The proposed offering consists of notes maturing in 2030, to be sold privately to qualified institutional buyers. Initial purchasers have a 13-day option to acquire up to an additional $90 million in notes. Microchip stated it intends to use a portion of the proceeds for capped-call transactions, which are hedging instruments designed to limit potential equity dilution. The remaining funds will be allocated to repaying outstanding borrowings under its commercial paper program.
Financial advisor J. Wood Capital Advisors LLC has indicated it plans to purchase up to $25 million of Microchip shares in connection with the offering. The company noted that hedging activity related to the capped calls could influence the stock price around the time of pricing.
In its recent financial update, Microchip reported December-quarter net sales of $1.186 billion and non-GAAP earnings of 44 cents per share, results that exceeded management expectations. The company reduced its net debt by $26 million during the quarter. For the March quarter, management provided guidance for net sales between $1.24 billion and $1.28 billion, with non-GAAP earnings projected in the range of 48 to 52 cents per share. A quarterly dividend of 45.5 cents per share was declared, payable on March 10 to shareholders of record as of February 23.
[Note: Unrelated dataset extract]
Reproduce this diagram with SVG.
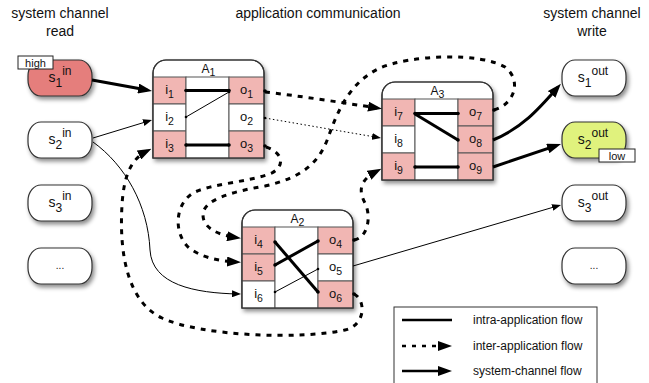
<svg xmlns="http://www.w3.org/2000/svg" width="649" height="383" viewBox="0 0 649 383">
<defs>
<style>
.t{font-family:"Liberation Sans",Arial,sans-serif;fill:#111}
.title{font-size:14px;text-anchor:middle}
.lbl{font-size:13px;text-anchor:middle}
.sub{font-size:10.5px}
.hdr{font-size:12px;text-anchor:middle}
.nd{font-size:14px;text-anchor:middle}
.ns{font-size:12px}
.box{fill:#fff;stroke:#333;stroke-width:1.2}
.boxo{fill:none;stroke:#333;stroke-width:1.2}
.cp{fill:#f1b6b3;stroke:#555;stroke-width:1}
.cw{fill:#fff;stroke:#555;stroke-width:1}
.pill{stroke:#333;stroke-width:1.2}
.thick{fill:none;stroke:#000;stroke-width:3}
.thin{fill:none;stroke:#000;stroke-width:1}
.dash{fill:none;stroke:#000;stroke-width:3;stroke-dasharray:5 6}
.dot{fill:none;stroke:#000;stroke-width:1;stroke-dasharray:1.5 2.5}
.tag{fill:#fff;stroke:#222;stroke-width:1}
</style>
<filter id="sh" x="-20%" y="-20%" width="150%" height="160%">
<feDropShadow dx="2" dy="3" stdDeviation="2" flood-color="#000" flood-opacity="0.45"/>
</filter>
<marker id="ah" markerUnits="userSpaceOnUse" markerWidth="14" markerHeight="10" refX="9" refY="5" orient="auto"><path d="M0,0 L14,5 L0,10 Z" fill="#000"/></marker>
<marker id="as" markerUnits="userSpaceOnUse" markerWidth="9" markerHeight="7" refX="6" refY="3.5" orient="auto"><path d="M0,0 L9,3.5 L0,7 Z" fill="#000"/></marker>
</defs>

<g id="titles">
<text class="t title" x="60" y="18">system channel</text>
<text class="t title" x="60" y="36">read</text>
<text class="t title" x="318" y="18">application communication</text>
<text class="t title" x="592" y="18">system channel</text>
<text class="t title" x="592" y="36">write</text>
</g>

<g id="s1in">
<rect class="pill" x="28" y="60" width="64" height="36" rx="13" ry="16" fill="#e57e7b" filter="url(#sh)"/>
<text class="t nd" x="60" y="82">s<tspan class="ns" dy="5">1</tspan><tspan class="ns" dy="-12">in</tspan></text>
<rect class="tag" x="18" y="56" width="35" height="13"/>
<text class="t" x="35.5" y="66.5" font-size="11" text-anchor="middle">high</text>
</g>
<g id="s2in">
<rect class="pill" x="28" y="122" width="64" height="36" rx="13" ry="16" fill="#fff" filter="url(#sh)"/>
<text class="t nd" x="60" y="144">s<tspan class="ns" dy="5">2</tspan><tspan class="ns" dy="-12">in</tspan></text>
</g>
<g id="s3in">
<rect class="pill" x="28" y="185" width="64" height="36" rx="13" ry="16" fill="#fff" filter="url(#sh)"/>
<text class="t nd" x="60" y="207">s<tspan class="ns" dy="5">3</tspan><tspan class="ns" dy="-12">in</tspan></text>
</g>
<g id="sin_more">
<rect class="pill" x="28" y="248" width="64" height="36" rx="13" ry="16" fill="#fff" filter="url(#sh)"/>
<text class="t" x="60" y="269" font-size="10" text-anchor="middle" fill="#555">...</text>
</g>

<g id="s1out">
<rect class="pill" x="562" y="60" width="64" height="36" rx="13" ry="16" fill="#fff" filter="url(#sh)"/>
<text class="t nd" x="593" y="82">s<tspan class="ns" dy="5">1</tspan><tspan class="ns" dy="-12">out</tspan></text>
</g>
<g id="s2out">
<rect class="pill" x="562" y="122" width="64" height="36" rx="13" ry="16" fill="#e0f27d" filter="url(#sh)"/>
<text class="t nd" x="593" y="144">s<tspan class="ns" dy="5">2</tspan><tspan class="ns" dy="-12">out</tspan></text>
<rect class="tag" x="599" y="149" width="36" height="13"/>
<text class="t" x="617" y="159.5" font-size="11" text-anchor="middle">low</text>
</g>
<g id="s3out">
<rect class="pill" x="562" y="185" width="64" height="36" rx="13" ry="16" fill="#fff" filter="url(#sh)"/>
<text class="t nd" x="593" y="207">s<tspan class="ns" dy="5">3</tspan><tspan class="ns" dy="-12">out</tspan></text>
</g>
<g id="sout_more">
<rect class="pill" x="562" y="248" width="64" height="36" rx="13" ry="16" fill="#fff" filter="url(#sh)"/>
<text class="t" x="594" y="269" font-size="10" text-anchor="middle" fill="#555">...</text>
</g>

<g id="A1" transform="translate(153,60)">
<path class="box" d="M0,98 V13 A13,13 0 0 1 13,0 H98 A13,13 0 0 1 111,13 V98 Z" filter="url(#sh)"/>
<rect class="cp" x="0" y="17" width="33" height="27"/>
<rect class="cw" x="0" y="44" width="33" height="27"/>
<rect class="cp" x="0" y="71" width="33" height="27"/>
<rect class="cw" x="33" y="17" width="43" height="81"/>
<rect class="cp" x="76" y="17" width="35" height="27"/>
<rect class="cw" x="76" y="44" width="35" height="27"/>
<rect class="cp" x="76" y="71" width="35" height="27"/>
<path class="boxo" d="M0,98 V13 A13,13 0 0 1 13,0 H98 A13,13 0 0 1 111,13 V98 Z"/>
<text class="t hdr" x="55.5" y="13">A<tspan class="sub" dy="3">1</tspan></text>
<text class="t lbl" x="16.5" y="34">i<tspan class="sub" dy="4">1</tspan></text>
<text class="t lbl" x="16.5" y="61">i<tspan class="sub" dy="4">2</tspan></text>
<text class="t lbl" x="16.5" y="88">i<tspan class="sub" dy="4">3</tspan></text>
<text class="t lbl" x="93.5" y="34">o<tspan class="sub" dy="4">1</tspan></text>
<text class="t lbl" x="93.5" y="61">o<tspan class="sub" dy="4">2</tspan></text>
<text class="t lbl" x="93.5" y="88">o<tspan class="sub" dy="4">3</tspan></text>
</g>

<g id="A3" transform="translate(382,82)">
<path class="box" d="M0,98 V13 A13,13 0 0 1 13,0 H98 A13,13 0 0 1 111,13 V98 Z" filter="url(#sh)"/>
<rect class="cp" x="0" y="17" width="33" height="27"/>
<rect class="cw" x="0" y="44" width="33" height="27"/>
<rect class="cp" x="0" y="71" width="33" height="27"/>
<rect class="cw" x="33" y="17" width="43" height="81"/>
<rect class="cp" x="76" y="17" width="35" height="27"/>
<rect class="cp" x="76" y="44" width="35" height="27"/>
<rect class="cp" x="76" y="71" width="35" height="27"/>
<path class="boxo" d="M0,98 V13 A13,13 0 0 1 13,0 H98 A13,13 0 0 1 111,13 V98 Z"/>
<text class="t hdr" x="55.5" y="13">A<tspan class="sub" dy="3">3</tspan></text>
<text class="t lbl" x="16.5" y="34">i<tspan class="sub" dy="4">7</tspan></text>
<text class="t lbl" x="16.5" y="61">i<tspan class="sub" dy="4">8</tspan></text>
<text class="t lbl" x="16.5" y="88">i<tspan class="sub" dy="4">9</tspan></text>
<text class="t lbl" x="93.5" y="34">o<tspan class="sub" dy="4">7</tspan></text>
<text class="t lbl" x="93.5" y="61">o<tspan class="sub" dy="4">8</tspan></text>
<text class="t lbl" x="93.5" y="88">o<tspan class="sub" dy="4">9</tspan></text>
</g>

<g id="A2" transform="translate(242,210)">
<path class="box" d="M0,98 V13 A13,13 0 0 1 13,0 H98 A13,13 0 0 1 111,13 V98 Z" filter="url(#sh)"/>
<rect class="cp" x="0" y="17" width="33" height="27"/>
<rect class="cp" x="0" y="44" width="33" height="27"/>
<rect class="cw" x="0" y="71" width="33" height="27"/>
<rect class="cw" x="33" y="17" width="43" height="81"/>
<rect class="cp" x="76" y="17" width="35" height="27"/>
<rect class="cw" x="76" y="44" width="35" height="27"/>
<rect class="cp" x="76" y="71" width="35" height="27"/>
<path class="boxo" d="M0,98 V13 A13,13 0 0 1 13,0 H98 A13,13 0 0 1 111,13 V98 Z"/>
<text class="t hdr" x="55.5" y="13">A<tspan class="sub" dy="3">2</tspan></text>
<text class="t lbl" x="16.5" y="34">i<tspan class="sub" dy="4">4</tspan></text>
<text class="t lbl" x="16.5" y="61">i<tspan class="sub" dy="4">5</tspan></text>
<text class="t lbl" x="16.5" y="88">i<tspan class="sub" dy="4">6</tspan></text>
<text class="t lbl" x="93.5" y="34">o<tspan class="sub" dy="4">4</tspan></text>
<text class="t lbl" x="93.5" y="61">o<tspan class="sub" dy="4">5</tspan></text>
<text class="t lbl" x="93.5" y="88">o<tspan class="sub" dy="4">6</tspan></text>
</g>

<g id="connectors">
<path class="thick" d="M186,90.5 H229"/>
<path class="thin" d="M186,117 L229,92"/>
<path class="thick" d="M186,145 H229"/>
<path class="thick" d="M415,113.5 H458"/>
<path class="thick" d="M415,114 L458,140"/>
<path class="thick" d="M415,167 H458"/>
<path class="thick" d="M275,242 L318,292"/>
<path class="thick" d="M275,265 L318,241"/>
<path class="thin" d="M275,292 L318,269"/>
<g fill="#000">
<circle cx="186" cy="90.5" r="1.8"/><circle cx="229" cy="90.5" r="1.8"/>
<circle cx="186" cy="117" r="1.3"/><circle cx="229" cy="92" r="1.3"/>
<circle cx="186" cy="145" r="1.8"/><circle cx="229" cy="145" r="1.8"/>
<circle cx="415" cy="113.5" r="1.8"/><circle cx="458" cy="113.5" r="1.8"/>
<circle cx="458" cy="140" r="1.8"/>
<circle cx="415" cy="167" r="1.8"/><circle cx="458" cy="167" r="1.8"/>
<circle cx="275" cy="242" r="1.8"/><circle cx="318" cy="292" r="1.8"/>
<circle cx="275" cy="265" r="1.8"/><circle cx="318" cy="241" r="1.8"/>
<circle cx="275" cy="292" r="1.3"/><circle cx="318" cy="269" r="1.3"/>
<circle cx="265" cy="91" r="1.8"/><circle cx="265" cy="118" r="1.3"/><circle cx="265" cy="146" r="1.8"/>
<circle cx="494" cy="110" r="1.8"/>
<circle cx="354" cy="240" r="1.8"/><circle cx="354" cy="294" r="1.8"/>
</g>
<path class="thick" d="M92,80 L147.1,90.1" marker-end="url(#ah)"/>
<path class="thin" d="M93,138 L149.1,120.9" marker-end="url(#as)"/>
<path class="thin" d="M93,142 C125,165 148,205 150,250 C152,285 195,293 238,294" marker-end="url(#as)"/>
<path class="thick" d="M493,140 C522,128 538,110 557.6,87.6" marker-end="url(#ah)"/>
<path class="thick" d="M493,167 L556.3,145.6" marker-end="url(#ah)"/>
<path class="thin" d="M353,266 L558.1,205.8" marker-end="url(#as)"/>
<path class="dash" d="M265,92 C300,96 345,103 377,108" marker-end="url(#ah)"/>
<path class="dot" d="M265,118 L378,137.5" marker-end="url(#as)"/>
<path class="dash" d="M266,147 C282,152 286,165 272,173 C250,182 215,183 195,192 C175,202 173,232 188,247 C200,257 218,261 236,262" marker-end="url(#ah)"/>
<path class="dash" d="M494,110 C515,104 522,80 505,67 C480,52 410,55 380,68 C350,82 338,110 328,138 C318,165 300,178 265,186 C230,192 203,200 203,215 C203,228 218,235 236,237.5" marker-end="url(#ah)"/>
<path class="dash" d="M354,240 C367,238 372,218 365,203 C358,190 360,180 377,171" marker-end="url(#ah)"/>
<path class="dash" d="M354,294 C366,300 366,325 345,330 C300,340 200,336 162,318 C128,302 119,255 122,205 C124,172 133,158 147,151" marker-end="url(#ah)"/>
</g>

<g id="legend">
<rect x="394" y="307" width="203" height="82" fill="#fff" stroke="#333" stroke-width="1"/>
<path d="M402,320 H452" stroke="#000" stroke-width="2.5" fill="none"/>
<path d="M402,346 H447" stroke="#000" stroke-width="2.5" stroke-dasharray="4 6" fill="none" marker-end="url(#ah)"/>
<path d="M402,371 H447" stroke="#000" stroke-width="2.5" fill="none" marker-end="url(#ah)"/>
<text class="t" x="473" y="324" font-size="12">intra-application flow</text>
<text class="t" x="473" y="350" font-size="12">inter-application flow</text>
<text class="t" x="473" y="375" font-size="12">system-channel flow</text>
</g>
</svg>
The move to issue longer-dated convertible notes extends the company's debt maturity profile, replacing short-term commercial paper that requires frequent refinancing. However, the convertible feature introduces potential future equity dilution, which shareholders typically view cautiously.
Market attention is now focused on the upcoming pricing of the notes, particularly the interest rate and conversion premium, which will determine the cost of the debt and the level of dilution risk. The decision on the $90 million over-allotment option and associated hedging flows are seen as near-term catalysts that could influence Microchip's stock price direction.
Other semiconductor stocks showed mixed performance during the session, with Texas Instruments declining about 1%, while Analog Devices gained roughly 0.8% and ON Semiconductor edged higher.